Panamera revisited

I’d been writing about cars for the Bright website for years. What concept cars interested me, who won an epic race, what new technology they’d came up with. A long distance relationship with a phenomenon that had captured my imagination for years. Up to the point that my editor asked me to write three articles for three issues of Bright magazine. The first subject was an electric bike. It was delivered to my house, I rode it for no more than 5 kilometers, because it sucked, and sat down to write my first big article. I felt like a million bucks.

Then I waited for my next assignment. Turned out: I had to come up with something myself. So this idea popped into my head: as a kid you dream of a sportscar, when you can finally afford one, it’s too small for you and your family. What if I reviewed a car that claimed to be both a true sportscar and family friendly. As far as I was concerned there were three options: the Aston Martin Rapide, the Maserati Quattroporte and the Porsche Panamera. The last being the best candidate, because it was truly like a 5 door 911. So I called Porsche and to my genuine amazement was told: ‘I’ll get the agenda and see where we can fit you in’. I said ‘yes, hahum, of course’. Picking my jaw back up from the floor. A couple of weeks later two men showed up at my doorstep with a Porsche Panamera 4S. Mine for 24 hours.
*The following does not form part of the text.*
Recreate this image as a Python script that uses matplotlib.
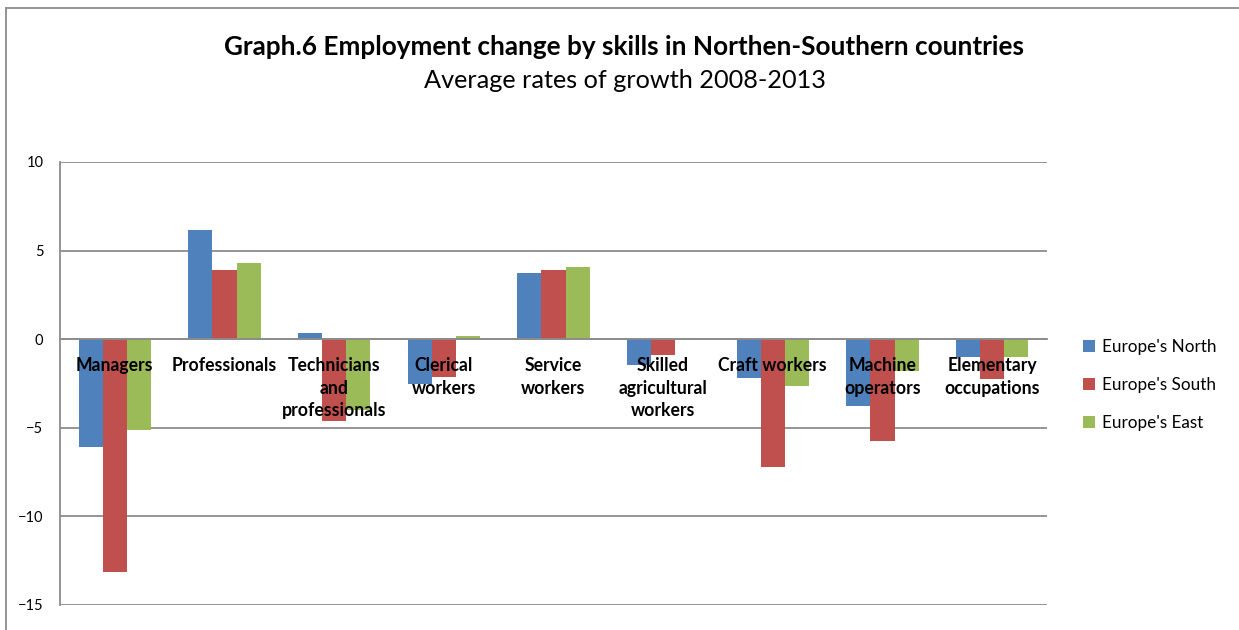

Of course it had snowed. That’s Murphy’s law in effect. So my plan to drive down to Arnhem and up the A31 in Germany was axed. I did however drive to Hilversum to pick up two friends and drive them back home in the snowstorm. I felt like 10 million bucks. The gas station attendant asking one of my passengers what car we were driving. A girl on a bike smiling at me. The sense of being in control of a car that will push it’s 2000kg forward faster than almost anything you will encounter on the road. I fell in love with that odd Porsche. For me it was the merger between childhood dream and all the real life applications you’d want a car for.

Since then I have driven a Ferrari 458, a Nissan GT-R and a Jaguar XKR-S, to name a few. So you’d expect my interest in the five door rocketship to be waning. But when Porsche’s Hannie Steeman told me I could drive the new Panamera GTS to the Red Dot Design Museum and back, I was ecstatic. None of it’s magic had faded and sitting in the bucket seats with a view on those 5 magnificent clocks in the instrument cluster was like I had owned a Panamera since january 2010.

I drove it on the Autobahn at 170 km/h most of the time. Somewhere in between the speed of a sports car and a family friendly hatchback. It will do 288 km/h if you feel your wife will get mad at you for being late for dinner. But I wanted the trip to last a little bit longer.